Retired Army Gen. Barry McCaffrey, who recently returned from a visit to Afghanistan, said the Taliban have gone from operating in company-size units of about 100 men last year to battalion-size units of about 400 men this year. Some recent airstrikes have targeted those troop formations, contributing to the sharp rise in the total.


It is not possible for me to overstate the significance of the fact that Taliban fighters can move around in units of 400 men with what they must certainly regard as impunity. It is incredible to me that at this point, after 5 years of on-and-off war in Afghanistan, the Taliban can roam any significant portion of Afghanistan in formations so large. What's next? Military parades?

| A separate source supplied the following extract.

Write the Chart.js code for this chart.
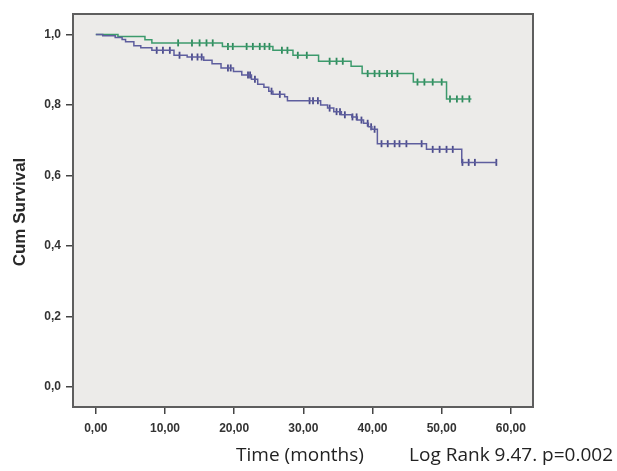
<!DOCTYPE html>
<html>
<head>
<meta charset="utf-8">
<script src="https://cdn.jsdelivr.net/npm/chart.js@4/dist/chart.umd.min.js"></script>
<style>
  html, body { margin: 0; padding: 0; background: #ffffff; }
  #wrap { width: 617px; height: 471px; }
</style>
</head>
<body>
<div id="wrap"><canvas id="c" width="617" height="471"></canvas></div>
<script>
// ---- Data ----
const xTickValues = [0, 10, 20, 30, 40, 50, 60];
const xTickLabels = ['0,00', '10,00', '20,00', '30,00', '40,00', '50,00', '60,00'];
const yTickValues = [0, 0.2, 0.4, 0.6, 0.8, 1.0];
const yTickLabels = ['0,0', '0,2', '0,4', '0,6', '0,8', '1,0'];

// Group 1 (green) step times and survival levels
const greenTimes = [0, 3.2, 7.1, 8.1, 18.3, 25.6, 28.5, 32.2, 36.9, 38.5, 45.9, 50.7, 54.3];
const greenSurv  = [1.0, 0.994, 0.985, 0.976, 0.966, 0.955, 0.941, 0.924, 0.910, 0.889, 0.865, 0.817, 0.817];
const greenCensored = [11.9, 13.9, 15.0, 16.0, 16.9, 19.1, 19.8, 21.8, 22.7, 23.7, 24.4, 25.1, 26.9, 27.7,
  29.2, 30.5, 33.8, 34.8, 35.7, 39.3, 40.3, 41.0, 42.1, 42.8, 43.6, 46.5, 47.5, 48.7, 50.0, 51.2, 52.2, 53.0, 54.0];

// Group 2 (blue) step times and survival levels
const blueTimes = [0, 1.0, 2.8, 3.8, 4.3, 5.5, 6.5, 8.1, 11.3, 13.2, 15.6, 16.8, 18.1, 19.9, 21.1, 22.5,
  23.4, 24.3, 25.0, 25.6, 27.3, 27.7, 32.5, 33.5, 34.4, 35.5, 37.0, 37.8, 38.7, 39.4, 39.9, 40.7, 47.8, 52.9, 58.0];
const blueSurv  = [1.0, 0.996, 0.991, 0.986, 0.979, 0.968, 0.962, 0.955, 0.941, 0.936, 0.927, 0.917, 0.905, 0.895, 0.885, 0.873,
  0.859, 0.850, 0.839, 0.830, 0.823, 0.812, 0.800, 0.791, 0.781, 0.772, 0.766, 0.757, 0.748, 0.738, 0.731, 0.690, 0.674, 0.637, 0.637];
const blueCensored = [8.8, 9.7, 10.7, 12.1, 13.9, 14.7, 15.3, 19.1, 19.5, 22.0, 22.3, 23.0, 25.4, 26.6,
  30.9, 31.4, 32.1, 33.8, 34.8, 35.3, 36.0, 37.1, 37.7, 38.4, 39.3, 39.8, 40.3, 41.3, 42.2, 43.2, 43.9, 44.9,
  47.1, 48.7, 49.7, 50.7, 51.6, 53.0, 53.9, 54.8, 57.9];

const greenColor = '#3c9a6c';
const blueColor  = '#5e5e9e';
const greenMark  = '#2f8a5c';
const blueMark   = '#4c4c8c';

// survival level of a step curve at time t (lookup in the arrays above)
function levelAt(times, surv, t) {
  let v = surv[0];
  for (let i = 0; i < times.length; i++) { if (times[i] <= t) v = surv[i]; }
  return v;
}
const toPts = (times, surv) => times.map((t, i) => ({ x: t, y: surv[i] }));
const censorPts = (cens, times, surv) => cens.map(t => ({ x: t, y: levelAt(times, surv, t) }));

const framePlugin = {
  id: 'frame',
  beforeDatasetsDraw(chart) {
    const { ctx, chartArea: a } = chart;
    ctx.save();
    ctx.fillStyle = '#ecebe9';
    ctx.fillRect(a.left, a.top, a.right - a.left, a.bottom - a.top);
    ctx.restore();
  },
  afterDraw(chart) {
    const { ctx, chartArea: a } = chart;
    ctx.save();
    ctx.strokeStyle = '#5e5e5e';
    ctx.lineWidth = 2;
    ctx.strokeRect(a.left, a.top, a.right - a.left, a.bottom - a.top);
    // axis titles and annotation
    ctx.fillStyle = '#222';
    ctx.textBaseline = 'middle';
    ctx.font = '19px "Open Sans"';
    ctx.textAlign = 'center';
    ctx.fillText('Time (months)', 300, 456);
    ctx.textAlign = 'right';
    ctx.fillText('Log Rank 9.47. p=0.002', 613, 456);
    ctx.translate(20, 212);
    ctx.rotate(-Math.PI / 2);
    ctx.textAlign = 'center';
    ctx.fillStyle = '#2a2a2a';
    ctx.font = 'bold 17px "Liberation Sans"';
    ctx.fillText('Cum Survival', 0, 0);
    ctx.restore();
  }
};

const tickFont = { family: '"Liberation Sans", Arial, sans-serif', size: 12, weight: 'bold' };

new Chart(document.getElementById('c'), {
  type: 'scatter',
  data: {
    datasets: [
      { type: 'line', data: toPts(blueTimes, blueSurv), stepped: 'before', borderColor: blueColor,
        borderWidth: 1.5, pointRadius: 0, fill: false, showLine: true },
      { type: 'line', data: toPts(greenTimes, greenSurv), stepped: 'before', borderColor: greenColor,
        borderWidth: 1.5, pointRadius: 0, fill: false, showLine: true },
      { data: censorPts(blueCensored, blueTimes, blueSurv), showLine: false, pointStyle: 'line',
        rotation: 90, pointRadius: 3.5, borderColor: blueMark, borderWidth: 1.8 },
      { data: censorPts(greenCensored, greenTimes, greenSurv), showLine: false, pointStyle: 'line',
        rotation: 90, pointRadius: 3.5, borderColor: greenMark, borderWidth: 1.8 }
    ]
  },
  options: {
    responsive: false,
    animation: false,
    devicePixelRatio: 1,
    layout: { padding: { left: 0, right: 84, top: 14, bottom: 0 } },
    plugins: { legend: { display: false }, tooltip: { enabled: false } },
    scales: {
      x: {
        type: 'linear', min: -3.3, max: 63.2,
        afterFit(s) { s.height = 64; },
        afterBuildTicks(s) { s.ticks = xTickValues.map(v => ({ value: v })); },
        grid: { drawOnChartArea: false, drawTicks: true, tickLength: 7, color: '#444', lineWidth: 1.5 },
        border: { display: false },
        ticks: { font: tickFont, color: '#333', padding: 7, maxRotation: 0, autoSkip: false,
          callback: (v) => xTickLabels[xTickValues.indexOf(v)] }
      },
      y: {
        type: 'linear', min: -0.057, max: 1.058,
        afterFit(s) { s.width = 73; },
        afterBuildTicks(s) { s.ticks = yTickValues.map(v => ({ value: v })); },
        grid: { drawOnChartArea: false, drawTicks: true, tickLength: 7, color: '#444', lineWidth: 1.5 },
        border: { display: false },
        ticks: { font: tickFont, color: '#333', padding: 5, autoSkip: false,
          callback: (v) => yTickLabels[yTickValues.findIndex(t => Math.abs(t - v) < 1e-6)] }
      }
    }
  },
  plugins: [framePlugin]
});
</script>
</body>
</html>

The short-comings of the over-used airstrike-as we've discussed here-is also mentioned in the article:

In late May, the Taliban occupied a village 20 miles from Kandahar, prompting some of the U.S. airstrikes, including one that killed at least 15 civilians. Afghan President Hamid Karzai called for an investigation of the incident and asked the top U.S. military commander in the country, Army Lt. Gen. Karl W. Eikenberry, for an explanation.

"We go to great pains to limit any kind of casualties among the civilian population," Freakley said.

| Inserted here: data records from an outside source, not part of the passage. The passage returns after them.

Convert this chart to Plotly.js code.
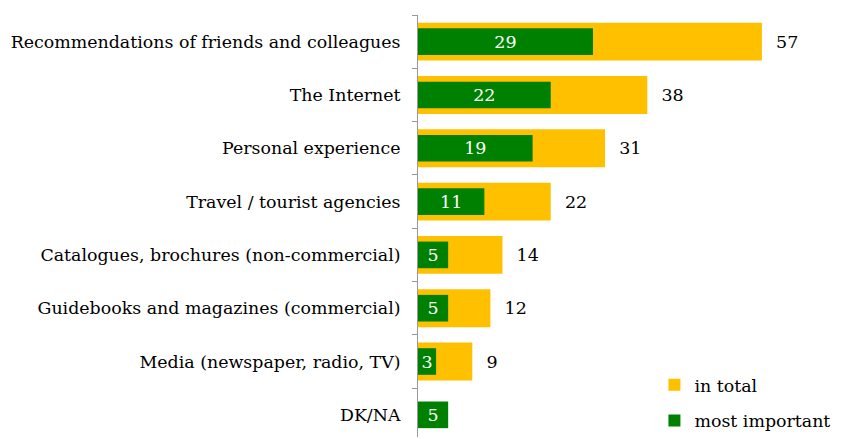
<!DOCTYPE html>
<html>
<head>
<meta charset="utf-8">
<script src="https://cdn.plot.ly/plotly-3.0.1.min.js"></script>
<style>html,body{margin:0;padding:0;background:#fff;}#chart{width:844px;height:439px;}</style>
</head>
<body>
<div id="chart"></div>
<script>
const categories = [
  "Recommendations of friends and colleagues",
  "The Internet",
  "Personal experience",
  "Travel / tourist agencies",
  "Catalogues, brochures (non-commercial)",
  "Guidebooks and magazines (commercial)",
  "Media (newspaper, radio, TV)",
  "DK/NA"
];
const inTotal = [57, 38, 31, 22, 14, 12, 9, null];
const mostImportant = [29, 22, 19, 11, 5, 5, 3, 5];
const seriesNames = ["in total", "most important"];

const FONT = "DejaVu Serif, Liberation Serif, serif";

const traces = [
  {
    type: "bar", orientation: "h", name: seriesNames[0],
    y: categories, x: inTotal, width: 0.71,
    marker: {color: "#FFC000"},
    texttemplate: "\u00a0\u00a0%{x}",
    textposition: "outside", cliponaxis: false, constraintext: "none",
    textfont: {family: FONT, size: 17.5, color: "#000"},
    legendgroup: "a", hoverinfo: "none"
  },
  {
    type: "bar", orientation: "h", name: seriesNames[1],
    y: categories, x: mostImportant, width: 0.5,
    marker: {color: "#008000"},
    text: mostImportant.map(String),
    textposition: "inside", insidetextanchor: "middle", constraintext: "none",
    textfont: {family: FONT, size: 17.5, color: "#fff"},
    legendgroup: "b", hoverinfo: "none"
  }
];

const layout = {
  width: 844, height: 439,
  margin: {l: 418, r: 0, t: 15, b: 0, pad: 0},
  paper_bgcolor: "#fff", plot_bgcolor: "#fff",
  barmode: "overlay",
  font: {family: FONT, size: 17.4, color: "#000"},
  xaxis: {range: [0, 70.6], visible: false, fixedrange: true},
  yaxis: {
    type: "category", range: [7.416, -0.5],
    showline: true, linecolor: "#999", linewidth: 1,
    ticks: "outside", tickson: "boundaries", ticklen: 5, tickcolor: "#999",
    ticklabelstandoff: 13,
    showgrid: false, zeroline: false,
    tickfont: {family: FONT, size: 17.4, color: "#000"}
  },
  showlegend: true,
  legend: {
    x: 0.555, xanchor: "left", y: 0.165, yanchor: "top",
    traceorder: "grouped", tracegroupgap: 10,
    font: {family: FONT, size: 17.4, color: "#000"},
    bgcolor: "rgba(0,0,0,0)", itemwidth: 30
  }
};

Plotly.newPlot("chart", traces, layout, {staticPlot: true, displayModeBar: false});
</script>
</body>
</html>
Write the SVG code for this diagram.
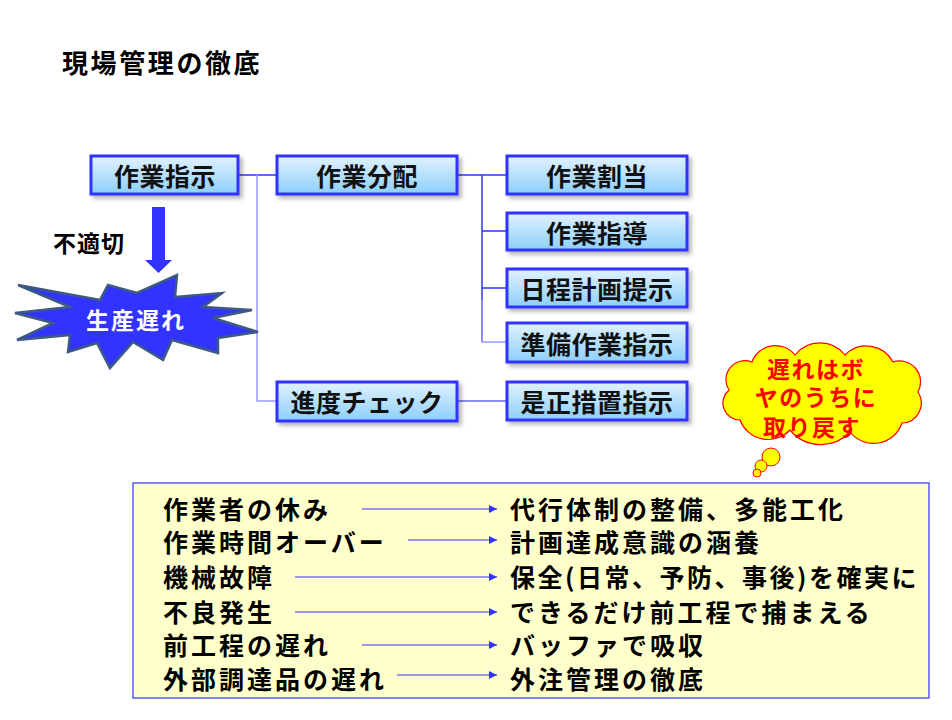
<svg xmlns="http://www.w3.org/2000/svg" width="952" height="720" viewBox="0 0 952 720">
<style>
text{font-family:"Noto Sans CJK JP","Noto Sans CJK SC",sans-serif;font-weight:bold;}
.title{font-size:26px;letter-spacing:2.6px;fill:#000;}
.box rect{fill:url(#bg);stroke:#3333ff;stroke-width:3;filter:url(#sh);}
.box text{font-size:25px;letter-spacing:0.5px;fill:#111;text-anchor:middle;dominant-baseline:central;}
.ln{fill:none;stroke:#3333ff;stroke-width:1.5;}
.lnl{fill:none;stroke:#9999ff;stroke-width:1.5;}
.row{font-size:25px;letter-spacing:3px;fill:#000;dominant-baseline:central;}
.arr{stroke:#3333ff;stroke-width:1.2;marker-end:url(#ah);}
.cl{font-size:23px;letter-spacing:1.5px;fill:#ff0000;text-anchor:middle;dominant-baseline:central;}
</style>
<defs>
<linearGradient id="bg" x1="0" y1="0" x2="0" y2="1">
<stop offset="0" stop-color="#e2f2fd"/>
<stop offset="1" stop-color="#8ccffc"/>
</linearGradient>
<filter id="sh" x="-10%" y="-20%" width="125%" height="160%">
<feDropShadow dx="3" dy="3" stdDeviation="2" flood-color="#000" flood-opacity="0.3"/>
</filter>
<marker id="ah" viewBox="0 0 10 10" refX="10" refY="5" markerWidth="8" markerHeight="8" markerUnits="userSpaceOnUse" orient="auto">
<path d="M0,0 L10,5 L0,10 Z" fill="#3333ff"/>
</marker>
</defs>
<rect width="952" height="720" fill="#ffffff"/>
<text class="title" x="62" y="73">現場管理の徹底</text>

<g id="connectors">
<path class="ln" d="M238,175 H277"/>
<path class="lnl" d="M257,175 V401 H277"/>
<path class="ln" d="M457,175 H507"/>
<path class="ln" d="M482,175 V342"/>
<path class="ln" d="M482,231 H507"/>
<path class="ln" d="M482,288 H507"/>
<path class="lnl" d="M482,300 V342 H507"/>
<path class="ln" d="M457,401 H507" style="stroke:#6666ee"/>
</g>

<g id="n-sagyoshiji" class="box"><rect x="91" y="156" width="147" height="38"/><text x="165" y="175">作業指示</text></g>
<g id="n-sagyobunpai" class="box"><rect x="277" y="156" width="180" height="38"/><text x="367" y="175">作業分配</text></g>
<g id="n-shinchoku" class="box"><rect x="277" y="382" width="180" height="39"/><text x="367" y="401">進度チェック</text></g>
<g id="n-wariate" class="box"><rect x="507" y="156" width="180" height="38"/><text x="597" y="175">作業割当</text></g>
<g id="n-shido" class="box"><rect x="507" y="213" width="180" height="37"/><text x="597" y="231.5">作業指導</text></g>
<g id="n-nittei" class="box"><rect x="507" y="269" width="180" height="38"/><text x="597" y="288">日程計画提示</text></g>
<g id="n-junbi" class="box"><rect x="507" y="323" width="180" height="39"/><text x="597" y="342.5">準備作業指示</text></g>
<g id="n-zesei" class="box"><rect x="507" y="382" width="180" height="38"/><text x="597" y="401">是正措置指示</text></g>

<g id="n-futekisetsu">
<path d="M152,207 H165 V260 H172 L158.5,273 L145,260 H152 Z" fill="#3333ff"/>
<text x="53" y="242" style="font-size:23px;letter-spacing:1px;dominant-baseline:central;fill:#000">不適切</text>
</g>

<g id="n-seisanokure">
<path d="M18,285 L100,300 L108,285 L137,293 L177,275 L175,297 L222,293 L203,307 L252,310 L213,318 L258,332 L218,338 L218,353 L172,340 L163,360 L133,342 L110,368 L97,343 L68,352 L70,335 L17,340 L53,323 L15,313 L70,307 Z" fill="#3333ff" stroke="#3d5a80" stroke-width="2.5" stroke-linejoin="miter"/>
<text x="136" y="319" style="font-size:23px;letter-spacing:2px;fill:#fff;text-anchor:middle;dominant-baseline:central">生産遅れ</text>
</g>

<g id="n-cloud">
<path d="M740,420 A17,17 0 0 1 729,390 A19,19 0 0 1 752,362 A25,25 0 0 1 795,355 A32,32 0 0 1 845,355 A30,30 0 0 1 893,362 A21,21 0 0 1 918,392 A20,20 0 0 1 902,423 A30,30 0 0 1 850,432 A40,40 0 0 1 790,430 A30,30 0 0 1 740,420 Z" fill="#ffff00" stroke="#ff0000" stroke-width="1.2"/>
<circle cx="771" cy="457" r="9" fill="#ffff00" stroke="#ff0000" stroke-width="1"/>
<circle cx="761" cy="466" r="6" fill="#ffff00" stroke="#ff0000" stroke-width="1"/>
<circle cx="757" cy="473" r="4" fill="#ffff00" stroke="#ff0000" stroke-width="1"/>
<text class="cl" x="816" y="368">遅れはボ</text>
<text class="cl" x="816" y="396">ヤのうちに</text>
<text class="cl" x="812" y="426">取り戻す</text>
</g>

<g id="n-table">
<rect x="133" y="483" width="796" height="215" fill="#ffffcc" stroke="#3333ff" stroke-width="1.2"/>
<text class="row" x="163" y="508">作業者の休み</text>
<text class="row" x="163" y="541">作業時間オーバー</text>
<text class="row" x="163" y="576">機械故障</text>
<text class="row" x="163" y="611">不良発生</text>
<text class="row" x="163" y="644">前工程の遅れ</text>
<text class="row" x="163" y="678">外部調達品の遅れ</text>
<text class="row" x="510" y="508">代行体制の整備、多能工化</text>
<text class="row" x="510" y="541">計画達成意識の涵養</text>
<text class="row" x="510" y="576" style="letter-spacing:2.5px">保全(日常、予防、事後)を確実に</text>
<text class="row" x="510" y="611">できるだけ前工程で捕まえる</text>
<text class="row" x="510" y="644">バッファで吸収</text>
<text class="row" x="510" y="678">外注管理の徹底</text>
<line class="arr" x1="362" y1="509" x2="497" y2="509"/>
<line class="arr" x1="408" y1="540" x2="497" y2="540"/>
<line class="arr" x1="295" y1="577" x2="497" y2="577"/>
<line class="arr" x1="295" y1="612" x2="497" y2="612"/>
<line class="arr" x1="362" y1="645" x2="497" y2="645"/>
<line class="arr" x1="397" y1="675" x2="497" y2="675"/>
</g>
</svg>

And I'm sure they have. But as we noted, it is simply impossible for an air campaign to be carried out that can be relied upon to destroy insurgent forces without causing undue civilian casualties. At the very least, inaccurate intelligence results in the bombing of homes that may or may not house Taliban forces, but almost certainly house civilians. And one of the basic tenets of counter-insurgency warfare is that you don't go blowing up people who you are trying to win over to your side. But the fact of the matter is that, thanks to the war in Iraq, we simply do not have enough forces in Afghanistan to successfully engage and destroy the Taliban. Each year the Taliban has grown in strength from it's near-destruction in 2001, and each year we find ourselves in the position of fighting a continuing holding action against the Taliban. The long-term outlook for Afghanistan isn't nearly as bad as the one in Iraq, but at the same time our lack of concern over Afghanistan prevents us from devoting the resources we need to finally secure the country. While casualties remain relatively low, thus preventing the calls to leave that we're now hearing in Iraq, fighting a continuous war against the Taliban that appears to have no end in sight without a major shift in resources, is simply untenable. Let me state it plainly: until we are willing to devote ourselves fully to the destruction of the Taliban and the securing of a peaceful Afghanistan, we will find ourselves mired in a low-grade guerilla warfare until we get sick of it and leave. Whether that's in a year, or five, or ten is unknowable, but it's simply a matter of time.